In fact, Amazon S3 undergirds a significant amount of the modern Internet. A surprising number of the cloud services you use on your computer and the apps you run on your smartphone depend on S3 to function. As the Internet of Things takes off, it’s likely that the amount of data contained in S3 will continue to expand exponentially.

Benefits of Amazon S3 

Thanks to its dominance, Amazon S3 is to some extent synonymous with the cloud. So, there are a lot of parallels between the benefits of cloud computing and storage and S3 itself.

The most important benefit of this storage system is scalability. Anyone or any company can sign up for S3 and start using 5 GB of free storage. As the data produced by an app or cloud-hosted software grows, it’s trivial to simply purchase as much storage as you need from Amazon and continue growing your footprint within S3. Thanks to this storage solution, a startup can go from launching an app to having millions of users without ever having to pause growth to build a data center of its own.

That scalability and flexibility is aided by the fact that S3 is part of the broader ecosystem of Amazon Web Services. S3 can be combined with Amazon Glacier to store large quantities of data for the long term or with Amazon Cloudfront to distribute data securely to any connection point in the world. S3 also integrated with Amazon’s cloud computing capabilities, which enables big data analyses that would otherwise require huge amounts of capital investment. The combination of S3 and EC2, Amazon’s cloud computing service, is used not just by enterprise-scale corporations but also by university scientists and government agencies.

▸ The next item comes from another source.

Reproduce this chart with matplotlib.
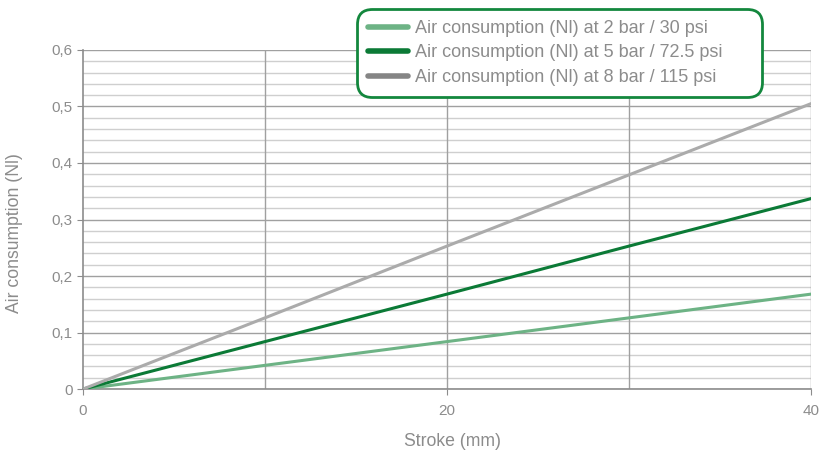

For many users, these features alone are enough to convince them that hosting data on the cloud with Amazon S3 is superior to purchasing a server or building a data center. But S3 also solves security headaches that normally arise from going it alone. By default, Amazon S3 buckets (storage locations within S3) are only accessible by the user that created them. S3 supports identity access management, which enables you to take full control over who can access what data and under what conditions. While it’s possible to set up a similar security management system on a self-hosted server, the process is significantly more costly and time intensive.

Given these benefits, it seems likely that S3 must cost more than a server or data center. But in most instances, that’s not true. Amazon S3 is incredibly inexpensive, especially since you only pay for the data storage that you’re actually using. Storing 1 GB of data can cost as little as $0.0125.

For individuals and businesses alike, Amazon S3 provides flexibility and affordability. As the pace of technological advancement speeds up even further, hosting data on the cloud enables you to stay one step ahead at all times.